= Plotting code records =
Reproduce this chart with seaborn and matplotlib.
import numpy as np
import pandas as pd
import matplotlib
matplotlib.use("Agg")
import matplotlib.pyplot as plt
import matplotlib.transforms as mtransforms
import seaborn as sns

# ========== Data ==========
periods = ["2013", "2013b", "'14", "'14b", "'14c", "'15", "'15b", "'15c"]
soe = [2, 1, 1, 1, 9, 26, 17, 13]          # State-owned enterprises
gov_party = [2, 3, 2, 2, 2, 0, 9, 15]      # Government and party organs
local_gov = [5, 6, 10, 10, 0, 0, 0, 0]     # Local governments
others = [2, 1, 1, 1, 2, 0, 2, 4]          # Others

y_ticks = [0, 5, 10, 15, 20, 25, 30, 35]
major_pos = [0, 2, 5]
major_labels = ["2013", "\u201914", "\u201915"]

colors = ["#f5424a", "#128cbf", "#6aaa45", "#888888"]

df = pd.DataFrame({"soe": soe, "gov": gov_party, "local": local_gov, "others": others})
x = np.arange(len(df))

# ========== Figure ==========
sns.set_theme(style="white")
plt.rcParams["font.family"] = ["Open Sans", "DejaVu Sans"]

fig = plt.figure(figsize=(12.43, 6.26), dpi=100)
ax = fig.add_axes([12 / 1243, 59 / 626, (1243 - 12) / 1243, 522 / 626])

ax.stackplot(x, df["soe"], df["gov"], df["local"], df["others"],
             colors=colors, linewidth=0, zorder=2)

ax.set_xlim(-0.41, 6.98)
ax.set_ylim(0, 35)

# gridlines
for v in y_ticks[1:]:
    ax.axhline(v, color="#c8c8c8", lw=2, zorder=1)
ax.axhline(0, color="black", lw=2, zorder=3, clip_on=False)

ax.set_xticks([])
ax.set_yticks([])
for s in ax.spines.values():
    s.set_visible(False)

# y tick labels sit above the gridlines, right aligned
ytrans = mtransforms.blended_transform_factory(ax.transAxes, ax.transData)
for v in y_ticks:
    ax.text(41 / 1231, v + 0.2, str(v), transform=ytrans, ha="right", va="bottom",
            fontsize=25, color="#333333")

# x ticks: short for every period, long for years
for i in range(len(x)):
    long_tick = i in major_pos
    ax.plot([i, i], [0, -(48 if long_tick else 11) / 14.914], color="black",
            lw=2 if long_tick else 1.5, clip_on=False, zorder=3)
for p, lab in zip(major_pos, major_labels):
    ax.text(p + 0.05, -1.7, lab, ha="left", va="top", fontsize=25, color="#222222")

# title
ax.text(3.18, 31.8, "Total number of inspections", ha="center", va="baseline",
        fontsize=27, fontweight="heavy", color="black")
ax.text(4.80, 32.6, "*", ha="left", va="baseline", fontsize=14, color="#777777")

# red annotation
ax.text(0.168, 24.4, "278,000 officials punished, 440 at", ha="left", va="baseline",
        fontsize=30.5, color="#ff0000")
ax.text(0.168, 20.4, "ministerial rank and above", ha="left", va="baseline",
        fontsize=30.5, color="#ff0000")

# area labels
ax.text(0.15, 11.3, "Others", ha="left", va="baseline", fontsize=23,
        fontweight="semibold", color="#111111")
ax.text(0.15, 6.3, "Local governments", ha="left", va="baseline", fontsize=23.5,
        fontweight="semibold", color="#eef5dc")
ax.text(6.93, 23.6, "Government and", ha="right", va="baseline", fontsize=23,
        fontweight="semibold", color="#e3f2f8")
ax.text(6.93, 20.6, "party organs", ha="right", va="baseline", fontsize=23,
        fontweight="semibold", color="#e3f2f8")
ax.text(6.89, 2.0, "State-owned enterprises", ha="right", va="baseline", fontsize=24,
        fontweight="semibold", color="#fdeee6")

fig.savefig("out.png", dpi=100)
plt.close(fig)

==

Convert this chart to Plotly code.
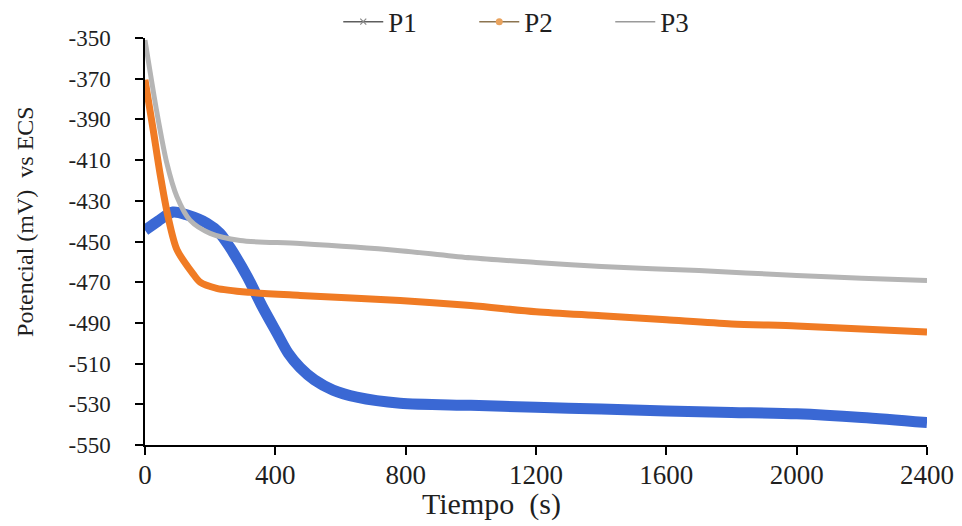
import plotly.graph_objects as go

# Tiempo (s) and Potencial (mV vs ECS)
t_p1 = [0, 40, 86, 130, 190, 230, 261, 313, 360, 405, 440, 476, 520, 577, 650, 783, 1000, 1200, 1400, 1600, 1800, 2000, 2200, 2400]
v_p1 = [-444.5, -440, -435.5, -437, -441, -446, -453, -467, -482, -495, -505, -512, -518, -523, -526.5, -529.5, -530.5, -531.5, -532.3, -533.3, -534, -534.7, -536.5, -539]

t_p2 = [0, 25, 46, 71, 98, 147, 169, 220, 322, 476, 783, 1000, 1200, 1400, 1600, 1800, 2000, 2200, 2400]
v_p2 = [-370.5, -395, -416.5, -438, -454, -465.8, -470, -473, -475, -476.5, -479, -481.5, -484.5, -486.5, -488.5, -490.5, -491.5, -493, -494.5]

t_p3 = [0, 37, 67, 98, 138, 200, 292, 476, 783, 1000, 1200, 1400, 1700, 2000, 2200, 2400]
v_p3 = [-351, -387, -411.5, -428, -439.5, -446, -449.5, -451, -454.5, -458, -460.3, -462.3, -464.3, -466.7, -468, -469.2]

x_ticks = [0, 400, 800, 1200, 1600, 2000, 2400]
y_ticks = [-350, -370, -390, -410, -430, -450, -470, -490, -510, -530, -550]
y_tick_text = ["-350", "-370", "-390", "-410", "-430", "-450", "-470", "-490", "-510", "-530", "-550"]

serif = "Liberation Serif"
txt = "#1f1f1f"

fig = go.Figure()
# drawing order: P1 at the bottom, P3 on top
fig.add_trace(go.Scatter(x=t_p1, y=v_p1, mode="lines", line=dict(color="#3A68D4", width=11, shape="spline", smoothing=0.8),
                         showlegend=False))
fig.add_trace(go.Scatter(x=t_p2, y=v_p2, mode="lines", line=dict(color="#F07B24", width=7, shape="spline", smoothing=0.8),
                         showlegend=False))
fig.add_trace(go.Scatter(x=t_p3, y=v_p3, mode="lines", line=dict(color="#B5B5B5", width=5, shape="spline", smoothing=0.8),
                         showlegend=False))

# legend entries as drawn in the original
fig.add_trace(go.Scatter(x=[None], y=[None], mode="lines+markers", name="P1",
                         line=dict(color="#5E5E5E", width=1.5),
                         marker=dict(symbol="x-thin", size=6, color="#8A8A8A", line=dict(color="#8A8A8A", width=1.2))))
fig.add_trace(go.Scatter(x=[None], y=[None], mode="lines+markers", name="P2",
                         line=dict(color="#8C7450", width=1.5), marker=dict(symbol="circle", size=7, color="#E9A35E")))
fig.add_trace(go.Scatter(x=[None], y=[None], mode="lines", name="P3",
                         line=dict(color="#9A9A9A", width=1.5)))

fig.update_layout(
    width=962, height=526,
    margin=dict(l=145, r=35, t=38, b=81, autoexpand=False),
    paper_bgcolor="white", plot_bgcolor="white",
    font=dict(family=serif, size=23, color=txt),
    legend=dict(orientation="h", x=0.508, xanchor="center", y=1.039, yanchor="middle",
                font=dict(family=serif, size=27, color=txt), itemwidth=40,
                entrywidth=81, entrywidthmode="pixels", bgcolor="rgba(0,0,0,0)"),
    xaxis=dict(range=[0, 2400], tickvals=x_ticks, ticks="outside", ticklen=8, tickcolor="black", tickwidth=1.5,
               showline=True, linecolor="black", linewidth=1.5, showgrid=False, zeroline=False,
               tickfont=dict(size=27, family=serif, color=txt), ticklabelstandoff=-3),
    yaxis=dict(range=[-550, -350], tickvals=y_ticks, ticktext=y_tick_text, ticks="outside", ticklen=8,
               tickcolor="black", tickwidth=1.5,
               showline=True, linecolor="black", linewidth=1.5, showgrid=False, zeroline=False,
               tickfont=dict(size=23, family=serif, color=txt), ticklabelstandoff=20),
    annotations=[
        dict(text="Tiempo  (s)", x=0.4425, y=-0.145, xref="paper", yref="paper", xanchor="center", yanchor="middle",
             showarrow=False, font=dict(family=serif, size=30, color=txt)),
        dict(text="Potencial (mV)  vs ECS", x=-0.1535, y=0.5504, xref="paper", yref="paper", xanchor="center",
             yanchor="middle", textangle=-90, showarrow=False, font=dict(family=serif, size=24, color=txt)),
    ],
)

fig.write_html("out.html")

= Exercise =
Your job is to reproduce the lines from the one with "Convert this chart to Plotly code." through the one with "-534.7, -536.5, -539]", both kept, exactly as they are. Leave out the pictures.

= Written solution =
Convert this chart to Plotly code.
import plotly.graph_objects as go

# Tiempo (s) and Potencial (mV vs ECS)
t_p1 = [0, 40, 86, 130, 190, 230, 261, 313, 360, 405, 440, 476, 520, 577, 650, 783, 1000, 1200, 1400, 1600, 1800, 2000, 2200, 2400]
v_p1 = [-444.5, -440, -435.5, -437, -441, -446, -453, -467, -482, -495, -505, -512, -518, -523, -526.5, -529.5, -530.5, -531.5, -532.3, -533.3, -534, -534.7, -536.5, -539]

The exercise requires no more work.